Bisnis.com, JAKARTA—Kementerian Perindustrian menyebut belum adanya kesepakatan defenisi mobil nasional membuat diskursus mobil nasional sangat terbatas. Pasalnya, berbicara mobil nasional terkait dengan insentif dan masalah diskriminatif yang berbenturan larangan perdagangan internasional.
Direktur Jenderal Industri Logam, Mesin, Alat Transportasi, dan Elektronika (ILMATE) Kementerian Perindustrian (Kemenperin) Harjanto mengatakan, berbicara mobil nasional (Mobnas) tidak lepas dari insentif khusus yang mengikutinya. Menurutnya, hingga sejauh ini belum ada kesepakatan defenisi terkait mobnas.

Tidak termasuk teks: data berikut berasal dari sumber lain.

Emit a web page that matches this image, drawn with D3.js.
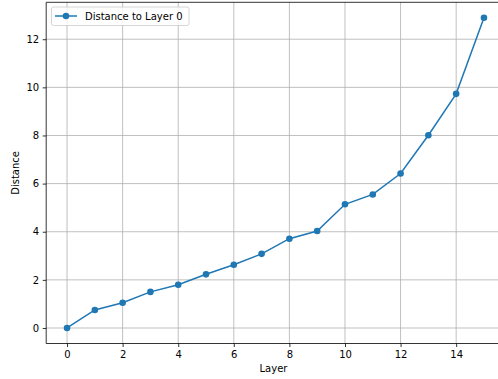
<!DOCTYPE html>
<html><head><meta charset="utf-8">
<script src="https://cdn.jsdelivr.net/npm/d3@7"></script>
<style>body{margin:0;background:#fff}svg{display:block}text{font-family:"DejaVu Sans",sans-serif;fill:#000}</style>
</head><body>
<svg id="c" width="498" height="379"></svg>
<script>
const layers = [0,1,2,3,4,5,6,7,8,9,10,11,12,13,14,15];
const distances = [0,0.75,1.05,1.50,1.80,2.23,2.63,3.08,3.71,4.03,5.14,5.55,6.42,8.01,9.73,12.89];
const xTicks = [0,2,4,6,8,10,12,14];
const yTicks = [0,2,4,6,8,10,12];
const seriesName = "Distance to Layer 0";

const svg = d3.select("#c");
const L = 46.2, R = 504.8, T = 2.3, B = 343.5;
const x = d3.scaleLinear().domain([-0.75, 15.75]).range([L, R]);
const y = d3.scaleLinear().domain([-0.6445, 13.5345]).range([B, T]);
const color = "#1f77b4";

const g = svg.append("g");
// grid
g.selectAll(".gx").data(xTicks).enter().append("line")
  .attr("x1", d=>x(d)).attr("x2", d=>x(d)).attr("y1", T).attr("y2", B)
  .attr("stroke", "#b0b0b0").attr("stroke-width", 0.8);
g.selectAll(".gy").data(yTicks).enter().append("line")
  .attr("y1", d=>y(d)).attr("y2", d=>y(d)).attr("x1", L).attr("x2", R)
  .attr("stroke", "#b0b0b0").attr("stroke-width", 0.8);

// line + markers
g.append("path").datum(layers.map((l,i)=>[l,distances[i]]))
  .attr("d", d3.line().x(d=>x(d[0])).y(d=>y(d[1])))
  .attr("fill","none").attr("stroke",color).attr("stroke-width",1.5);
g.selectAll(".pt").data(layers).enter().append("circle")
  .attr("cx", (d)=>x(d)).attr("cy",(d,i)=>y(distances[i])).attr("r",3.3).attr("fill",color);

// axes
const xa = svg.append("g").attr("transform",`translate(0,${B})`)
  .call(d3.axisBottom(x).tickValues(xTicks).tickSize(3.5).tickPadding(3.5).tickSizeOuter(0));
const ya = svg.append("g").attr("transform",`translate(${L},0)`)
  .call(d3.axisLeft(y).tickValues(yTicks).tickSize(3.5).tickPadding(3.5).tickSizeOuter(0));
[xa,ya].forEach(a=>{
  a.select(".domain").attr("stroke","#000").attr("stroke-width",0.8);
  a.selectAll(".tick line").attr("stroke","#000").attr("stroke-width",0.8);
  a.selectAll(".tick text").attr("font-size",10).attr("font-family","DejaVu Sans").attr("fill","#000");
});
xa.select(".domain").attr("d",`M${L},0H${R}`);
ya.select(".domain").attr("d",`M0,${B}V${T}`);
// top spine
svg.append("line").attr("x1",L).attr("x2",R).attr("y1",T).attr("y2",T).attr("stroke","#000").attr("stroke-width",0.8);

// labels
svg.append("text").attr("x",(L+R)/2 - 2).attr("y",372).attr("text-anchor","middle").attr("font-size",10).text("Layer");
svg.append("text").attr("transform",`translate(19,${(T+B)/2}) rotate(-90)`).attr("text-anchor","middle").attr("font-size",10).text("Distance");

// legend
const lg = svg.append("g");
lg.append("rect").attr("x",51.5).attr("y",7).attr("width",137.5).attr("height",18.5).attr("rx",2)
  .attr("fill","#fff").attr("fill-opacity",0.8).attr("stroke","#cccccc").attr("stroke-width",0.8);
lg.append("line").attr("x1",55).attr("x2",77).attr("y1",16).attr("y2",16).attr("stroke",color).attr("stroke-width",1.5);
lg.append("circle").attr("cx",66).attr("cy",16).attr("r",3.3).attr("fill",color);
lg.append("text").attr("x",85).attr("y",19.5).attr("font-size",10).text(seriesName);
</script>
</body></html>
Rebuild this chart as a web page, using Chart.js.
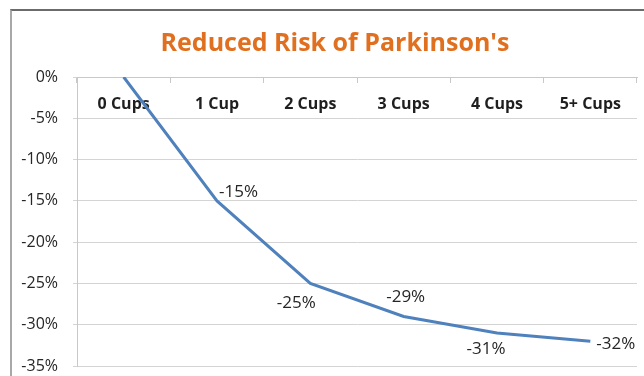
<!DOCTYPE html>
<html>
<head>
<meta charset="utf-8">
<script src="https://cdn.jsdelivr.net/npm/chart.js@4/dist/chart.umd.min.js"></script>
<style>
  html, body { margin: 0; padding: 0; background: #fff; overflow: hidden; width: 644px; height: 376px; }
  #stage { position: relative; width: 644px; height: 376px; overflow: hidden; }
  #frame {
    position: absolute; left: 10px; top: 9px; width: 700px; height: 420px;
    border-top: 2px solid #6b6b6b; border-left: 2px solid #a8a8a8;
    background: #fff;
  }
  #wrap { position: absolute; left: 0; top: 0; width: 670px; height: 376px; }
  #chart { display: block; }
</style>
</head>
<body>
<div id="stage">
  <div id="frame"></div>
  <div id="wrap"><canvas id="chart" width="670" height="376"></canvas></div>
</div>
<script>
// Cups of coffee per day
const categories = ['0 Cups', '1 Cup', '2 Cups', '3 Cups', '4 Cups', '5+ Cups'];
// Change in risk (%)
const riskChange = [0, -15, -25, -29, -31, -32];
// Vertical axis ticks (%)
const yTicks = [0, -5, -10, -15, -20, -25, -30, -35];

const FONT = '"Open Sans", "DejaVu Sans", sans-serif';

// Value labels next to each point; dx/dy are pixel nudges from the point.
const valueLabels = {
  id: 'valueLabels',
  afterDatasetsDraw(chart, args, opts) {
    const ctx = chart.ctx;
    const meta = chart.getDatasetMeta(0);
    const data = chart.data.datasets[0].data;
    ctx.save();
    ctx.font = '17px ' + FONT;
    ctx.fillStyle = '#262626';
    ctx.textBaseline = 'middle';
    meta.data.forEach((pt, i) => {
      const place = opts.placement[i];
      if (!place) return;
      ctx.textAlign = place.align;
      ctx.fillText(data[i] + '%', pt.x + place.dx, pt.y + place.dy);
    });
    ctx.restore();
  }
};

new Chart(document.getElementById('chart'), {
  type: 'line',
  data: {
    labels: categories,
    datasets: [{
      data: riskChange,
      borderColor: '#4f81bd',
      borderWidth: 3,
      pointRadius: 0,
      tension: 0,
      fill: false
    }]
  },
  options: {
    responsive: false,
    animation: false,
    devicePixelRatio: 1,
    layout: { padding: { left: 0, right: 0, top: 0, bottom: 10 } },
    plugins: {
      legend: { display: false },
      tooltip: { enabled: false },
      title: {
        display: true,
        text: "Reduced Risk of Parkinson's",
        color: '#e0701f',
        font: { family: FONT, size: 25, weight: 'bold', lineHeight: 1.2 },
        padding: { top: 29, bottom: 18 }
      },
      valueLabels: {
        placement: [
          null,
          { align: 'left', dx: 2, dy: -9 },
          { align: 'center', dx: -14, dy: 20 },
          { align: 'center', dx: 2, dy: -19 },
          { align: 'center', dx: -11, dy: 16 },
          { align: 'left', dx: 6, dy: 3 }
        ]
      }
    },
    scales: {
      x: {
        type: 'category',
        position: { y: 0 },
        offset: true,
        afterFit(scale) { scale.height = 0; },
        grid: {
          offset: true,
          drawOnChartArea: false,
          drawTicks: true,
          tickLength: 5,
          color: '#c8c8c8'
        },
        border: { display: true, color: '#c8c8c8', width: 1 },
        ticks: {
          color: '#1f1f1f',
          font: { family: FONT, size: 16, weight: 'bold' },
          padding: 13,
          maxRotation: 0,
          autoSkip: false
        }
      },
      y: {
        min: Math.min(...yTicks),
        max: Math.max(...yTicks),
        afterFit(scale) {
          scale.width = 77;
          // labels may overhang the plot's top and bottom edges
          scale.paddingTop = 0;
          scale.paddingBottom = 0;
        },
        afterBuildTicks(scale) { scale.ticks = yTicks.map(v => ({ value: v })); },
        grid: { color: '#d4d4d4', lineWidth: 1, tickLength: 4 },
        border: { display: true, color: '#c8c8c8', width: 1 },
        ticks: {
          color: '#262626',
          font: { family: FONT, size: 16 },
          padding: 15,
          callback: v => v + '%'
        }
      },
      // empty right-hand gutter so the plot stops short of the frame edge
      gutter: {
        type: 'linear',
        axis: 'y',
        position: 'right',
        display: true,
        afterFit(scale) { scale.width = 33; },
        grid: { display: false, drawTicks: false },
        border: { display: false },
        ticks: { display: false }
      }
    }
  },
  plugins: [valueLabels]
});
</script>
</body>
</html>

“Kalau Mobnas itu dimengerti sebagai konten lokal tinggi, mobil kelompok low cost green car [LCGC] itu konten lokal sudah di atas 80% rata-rata, volume juga tinggi, juga untuk ekspor. Otomotif sekarang berkontribusi untuk ekspor sesuai dengan cita-cita Making Indonesia 4.0,” ujarnya di sela-sela Indonesia Modification Expo (IMX) 2018 di Jakarta, Sabtu (17/11/2018).
Harjanto melanjutkan, konsep pengembangan Mobnas harus tidak diskriminatis sehingga tidak terkena sanksi dari WTO (World Trade Organisation). Untuk itu, pemerintah mendorong banyak merek untuk mengembangkan mobil nasional.
Menurutnya, ketersediaan komponen lokal di dalam negeri sudah cukup baik karena telah tersedia perusahaan tier 1 hingga tier 3. Kesiapan industri lokal itu, klaimnya, nampak ketika pemerintah mengembangkan Amdes (Angkutan Mekanis Multiguna Pedesaan) yang dapat dikerjakan dalam waktu 8 bulan.
“Kalau Mobnas itu seakan ada intervensi khusus, sementara LGGC itu pendekatannya emisi karena kita punya komitmen turunkan emisi. Kemudian, masalah energy security jadi efisiensi bahan bakar,” paparnya.